Finding mines faster

Though Swager’s well-being wasn’t at risk, millions of people around the world do face real danger from mines. The Kosovo conflict put the situation in the spotlight; returned Kosovars are still losing limbs and even their lives to mines laid before or during the war. But Kosovo is just the tip of the iceberg.

“It’s been estimated there are 120 million live mines in minefields around the world,” says Swager, “but that’s an old estimate; I suspect that number is higher after Kosovo.”

The hidden explosives are in war zones new and old. Cambodia, for example, is still mine-ridden years after hostilities in that country died down.

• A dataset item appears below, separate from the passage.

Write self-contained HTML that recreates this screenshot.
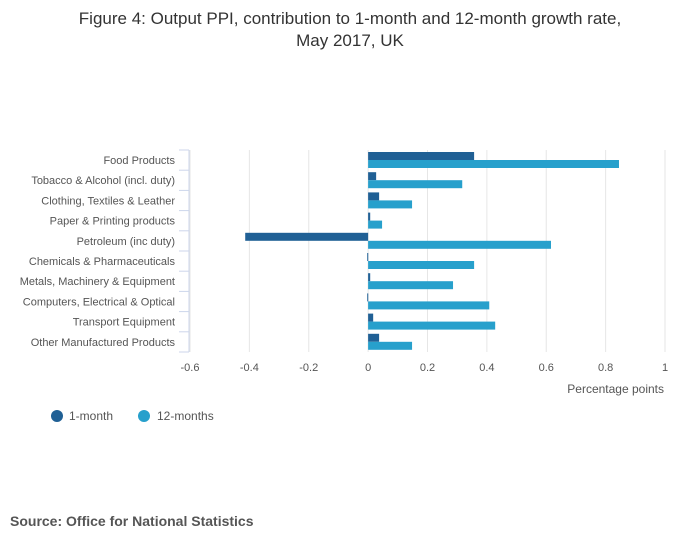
<!DOCTYPE html>
<html><head><meta charset="utf-8"><style>
body{margin:0;background:#fff;font-family:"Liberation Sans",sans-serif;}
</style></head><body>
<svg width="700" height="549" xmlns="http://www.w3.org/2000/svg" font-family="Liberation Sans, sans-serif">
<text x="350" y="24" text-anchor="middle" font-size="17" fill="#333">Figure 4: Output PPI, contribution to 1-month and 12-month growth rate,</text>
<text x="350" y="46" text-anchor="middle" font-size="17" fill="#333">May 2017, UK</text>
<g id="grid"></g><g id="bars"></g><g id="labels"></g>
<text x="664" y="393" text-anchor="end" font-size="12" fill="#555">Percentage points</text>
<circle cx="57" cy="416" r="6" fill="#206095"/>
<text x="69" y="420" font-size="12" fill="#555">1-month</text>
<circle cx="144" cy="416" r="6" fill="#27a0cc"/>
<text x="157" y="420" font-size="12" fill="#555">12-months</text>
<text x="10" y="526" font-size="14" font-weight="bold" fill="#555">Source: Office for National Statistics</text>
</svg>
<script>
const categories=["Food Products","Tobacco & Alcohol (incl. duty)","Clothing, Textiles & Leather","Paper & Printing products","Petroleum (inc duty)","Chemicals & Pharmaceuticals","Metals, Machinery & Equipment","Computers, Electrical & Optical","Transport Equipment","Other Manufactured Products"];
const oneMonth=[0.357,0.027,0.037,0.007,-0.414,-0.003,0.007,-0.003,0.017,0.037];
const twelveMonths=[0.845,0.317,0.148,0.047,0.616,0.357,0.286,0.408,0.428,0.148];
const ticks=[-0.6,-0.4,-0.2,0,0.2,0.4,0.6,0.8,1];
const tickLabels=["-0.6","-0.4","-0.2","0","0.2","0.4","0.6","0.8","1"];
const NS="http://www.w3.org/2000/svg";
const x=v=>190+(v+0.6)*(475/1.6);
const topY=150,band=20.2;
const y=i=>topY+i*band;
function mk(t,a,p){const e=document.createElementNS(NS,t);for(const k in a)e.setAttribute(k,a[k]);p.appendChild(e);return e;}
const g=document.getElementById('grid'),b=document.getElementById('bars'),l=document.getElementById('labels');
ticks.forEach((t,i)=>{
 const ln=mk('line',{x1:x(t),x2:x(t),y1:topY,y2:topY+band*categories.length,stroke:'#e6e6e6'},g);
 
 
 const tx=mk('text',{x:x(t),y:371,'text-anchor':'middle','font-size':11,fill:'#555'},l);
 tx.textContent=tickLabels[i];
 
 
});
const ax=mk('line',{x1:189,x2:189,y1:topY,y2:topY+band*categories.length,stroke:'#ccd6eb'},g);


categories.forEach((c,i)=>{
 const tk=mk('line',{x1:179,x2:189,y1:y(i),y2:y(i),stroke:'#ccd6eb'},g);
 
 
 const tx=mk('text',{x:175,y:y(i)+14,'text-anchor':'end','font-size':11,fill:'#555'},l);
 tx.textContent=c;
 
 
 const v1=oneMonth[i],v2=twelveMonths[i];
 const r1=mk('rect',{x:Math.min(x(0),x(v1)),y:y(i)+2,width:Math.max(1,Math.abs(x(v1)-x(0))),height:8,fill:'#206095'},b);
 
 
 const r2=mk('rect',{x:Math.min(x(0),x(v2)),y:y(i)+10,width:Math.max(1,Math.abs(x(v2)-x(0))),height:8,fill:'#27a0cc'},b);
 
 
});
const last=mk('line',{x1:179,x2:189,y1:y(categories.length),y2:y(categories.length),stroke:'#ccd6eb'},g);


</script>
</body></html>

Since virtually all mines contain metal, de-mining crews can root them out with metal detectors, but it’s brutally time-consuming work. One basic problem: many of today’s mines contain little metal. “You can set your detector to detect very small amounts,” notes the faculty member, “but you may get hundreds and even thousands of false positives before you find a mine.”

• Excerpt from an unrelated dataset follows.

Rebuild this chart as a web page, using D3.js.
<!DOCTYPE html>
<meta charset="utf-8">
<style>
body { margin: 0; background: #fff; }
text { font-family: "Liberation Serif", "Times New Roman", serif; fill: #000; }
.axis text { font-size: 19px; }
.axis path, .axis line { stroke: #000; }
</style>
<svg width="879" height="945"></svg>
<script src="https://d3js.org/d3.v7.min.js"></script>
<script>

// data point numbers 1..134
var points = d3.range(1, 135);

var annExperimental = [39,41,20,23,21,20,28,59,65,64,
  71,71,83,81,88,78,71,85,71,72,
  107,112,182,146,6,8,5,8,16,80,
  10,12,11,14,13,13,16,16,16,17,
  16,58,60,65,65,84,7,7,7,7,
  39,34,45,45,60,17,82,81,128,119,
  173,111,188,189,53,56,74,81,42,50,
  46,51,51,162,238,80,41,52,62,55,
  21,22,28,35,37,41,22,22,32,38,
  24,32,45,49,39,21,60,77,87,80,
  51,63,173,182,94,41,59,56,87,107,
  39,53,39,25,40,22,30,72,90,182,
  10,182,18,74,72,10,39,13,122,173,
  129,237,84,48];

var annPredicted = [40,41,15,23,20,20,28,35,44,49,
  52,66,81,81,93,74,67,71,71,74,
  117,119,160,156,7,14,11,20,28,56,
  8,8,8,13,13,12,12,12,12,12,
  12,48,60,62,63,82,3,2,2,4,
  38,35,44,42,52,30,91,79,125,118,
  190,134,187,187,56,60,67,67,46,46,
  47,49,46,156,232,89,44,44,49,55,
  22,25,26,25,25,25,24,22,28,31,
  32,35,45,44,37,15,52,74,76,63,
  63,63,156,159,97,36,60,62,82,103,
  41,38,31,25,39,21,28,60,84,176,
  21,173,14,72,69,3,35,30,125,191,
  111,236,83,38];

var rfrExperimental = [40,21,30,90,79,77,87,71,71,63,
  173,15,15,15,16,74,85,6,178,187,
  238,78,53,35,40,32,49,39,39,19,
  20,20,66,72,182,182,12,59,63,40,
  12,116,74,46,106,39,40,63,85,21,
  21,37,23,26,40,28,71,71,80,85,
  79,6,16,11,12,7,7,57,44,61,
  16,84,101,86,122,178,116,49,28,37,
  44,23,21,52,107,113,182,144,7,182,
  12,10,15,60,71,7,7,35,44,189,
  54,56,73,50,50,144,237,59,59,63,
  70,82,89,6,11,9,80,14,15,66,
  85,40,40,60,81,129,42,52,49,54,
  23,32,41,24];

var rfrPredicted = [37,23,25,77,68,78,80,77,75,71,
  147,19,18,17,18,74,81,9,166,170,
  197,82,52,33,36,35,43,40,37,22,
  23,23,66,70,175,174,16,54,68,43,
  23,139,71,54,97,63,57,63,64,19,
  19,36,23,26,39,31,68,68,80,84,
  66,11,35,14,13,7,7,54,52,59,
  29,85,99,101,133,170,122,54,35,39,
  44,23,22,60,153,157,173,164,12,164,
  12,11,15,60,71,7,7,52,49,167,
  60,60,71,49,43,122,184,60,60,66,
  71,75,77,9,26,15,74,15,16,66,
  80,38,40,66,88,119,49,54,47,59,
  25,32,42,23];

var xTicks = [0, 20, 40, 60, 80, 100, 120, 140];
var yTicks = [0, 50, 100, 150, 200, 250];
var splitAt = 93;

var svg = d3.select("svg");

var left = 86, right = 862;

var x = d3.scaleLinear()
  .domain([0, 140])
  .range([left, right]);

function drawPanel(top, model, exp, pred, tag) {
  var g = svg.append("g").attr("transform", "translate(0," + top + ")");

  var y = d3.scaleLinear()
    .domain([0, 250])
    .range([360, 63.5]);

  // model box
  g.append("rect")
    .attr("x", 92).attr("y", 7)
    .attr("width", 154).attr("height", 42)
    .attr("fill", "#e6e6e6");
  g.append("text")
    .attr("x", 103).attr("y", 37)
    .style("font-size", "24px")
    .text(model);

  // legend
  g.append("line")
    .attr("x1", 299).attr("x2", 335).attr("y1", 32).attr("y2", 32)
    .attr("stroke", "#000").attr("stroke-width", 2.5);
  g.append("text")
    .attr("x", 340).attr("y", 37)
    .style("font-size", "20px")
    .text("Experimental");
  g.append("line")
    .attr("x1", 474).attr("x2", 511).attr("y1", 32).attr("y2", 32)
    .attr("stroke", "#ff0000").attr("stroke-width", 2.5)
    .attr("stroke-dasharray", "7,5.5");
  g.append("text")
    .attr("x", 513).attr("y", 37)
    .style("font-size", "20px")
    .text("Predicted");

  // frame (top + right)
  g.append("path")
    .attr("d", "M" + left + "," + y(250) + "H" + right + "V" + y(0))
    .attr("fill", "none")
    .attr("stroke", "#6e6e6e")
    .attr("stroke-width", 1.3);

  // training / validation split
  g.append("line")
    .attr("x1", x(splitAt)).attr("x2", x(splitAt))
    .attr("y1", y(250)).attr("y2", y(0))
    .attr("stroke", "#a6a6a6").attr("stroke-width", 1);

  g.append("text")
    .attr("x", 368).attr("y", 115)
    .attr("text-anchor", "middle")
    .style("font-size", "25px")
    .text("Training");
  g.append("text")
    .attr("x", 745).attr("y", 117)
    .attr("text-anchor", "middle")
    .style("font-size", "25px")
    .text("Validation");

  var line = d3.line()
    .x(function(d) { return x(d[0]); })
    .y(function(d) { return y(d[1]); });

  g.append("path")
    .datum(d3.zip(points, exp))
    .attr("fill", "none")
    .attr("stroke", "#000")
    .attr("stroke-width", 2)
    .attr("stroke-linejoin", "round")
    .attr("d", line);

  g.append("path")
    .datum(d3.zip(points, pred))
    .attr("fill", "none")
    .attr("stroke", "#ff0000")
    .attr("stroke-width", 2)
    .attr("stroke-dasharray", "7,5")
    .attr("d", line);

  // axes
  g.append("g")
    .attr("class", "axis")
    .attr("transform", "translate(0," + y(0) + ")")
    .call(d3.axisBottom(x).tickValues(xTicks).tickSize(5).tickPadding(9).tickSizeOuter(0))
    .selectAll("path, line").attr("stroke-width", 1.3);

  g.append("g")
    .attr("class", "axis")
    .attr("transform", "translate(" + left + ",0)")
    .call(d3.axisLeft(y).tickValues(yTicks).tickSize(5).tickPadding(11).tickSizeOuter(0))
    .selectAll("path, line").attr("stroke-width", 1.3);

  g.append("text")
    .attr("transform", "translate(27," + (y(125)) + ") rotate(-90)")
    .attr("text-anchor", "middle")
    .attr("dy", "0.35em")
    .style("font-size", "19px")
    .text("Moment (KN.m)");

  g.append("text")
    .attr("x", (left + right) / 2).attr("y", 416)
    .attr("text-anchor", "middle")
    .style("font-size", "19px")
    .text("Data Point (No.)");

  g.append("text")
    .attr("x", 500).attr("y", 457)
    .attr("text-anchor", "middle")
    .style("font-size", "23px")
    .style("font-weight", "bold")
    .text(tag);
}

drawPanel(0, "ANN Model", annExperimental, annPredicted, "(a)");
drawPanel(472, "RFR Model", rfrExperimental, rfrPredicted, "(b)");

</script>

Swager aims to improve that situation. He’s working under a DARPA effort called the Unexploded Ordnance Detection Program, or, more informally, the Dog’s Nose Program (so named because trained dogs bring highly sensitive smelling skills to anti-mine work.) His goal is a technology that can sniff out TNT molecules in the air over buried mines.

Tiny amounts of TNT

The key to the system is a chemosensor. The concept isn’t new: systems based on materials that can identify small amounts of a target compound include the glucose sensors used by diabetics. But Swager’s system must be able to pick out almost unimaginably small quantities of TNT.

In the optimal environment of a closed system, the saturation vapor pressure of TNT is 10 molecules per billion molecules of gas. Minefields, though, are anything but closed. “You start with problems like local air movements,” he notes. “And these environments tend to be very cluttered chemically.”

To get a quick yes-or-no signal, therefore, Swager’s system must reliably pick up TNT quantities measured in the 10-15 gram range. His solution is based on creating long chains of custom-tailored polymers–sophisticated cousins of the polymers we use in everyday life, like plastics.

TNT binds to these polymers. Importantly, though, it only takes one such coming-together to cut the flow of energy along an entire chain. “It’s something like a strand of Christmas tree lights,” he explains. “When one bulb goes, the whole strand shuts down.” This effect, in turn–though not the only key to the system–would help users identify minuscule amounts of TNT.

A “star producer”

The faculty member didn’t start with the goal of creating anti-mine technologies. A Montana native, Swager pursued his interest in matters chemical along an educational path that included Montana State, grad school at Caltech and a two-year “postdoc” at MIT under former provost Mark Wrighton, now president of St. Louis-based Washington University.

Swager’s early work involved basic explorations. “That tends to be what people in this profession do,” he notes. After he developed the principles of his “chemical sniffer,” though, he started seeking ways to apply it, and a DARPA request for proposals two years ago gave him an answer.

Swager’s approach has made an impression. “Tim’s one of our star producers,” says DARPA’s Dugan. “Several sensor developers have already incorporated his amplification polymers into their systems.”

Swager himself works with an Oklahoma-based firm called Nomadic, Inc., that’s now developing and testing a prototype using his polymers. If the tests work out, the system could be in the field within a year or two.But as Swager’s quick to note, this is just one of several innovative anti-mine technologies in development.

Still, the faculty member says the key isn’t whose system works best, but rather their cumulative impact on a seemingly insoluble dilemma. “There’s a good chance that we may be on our way to solving the land-mine problem,” he notes. “That’s something really exciting to think about.”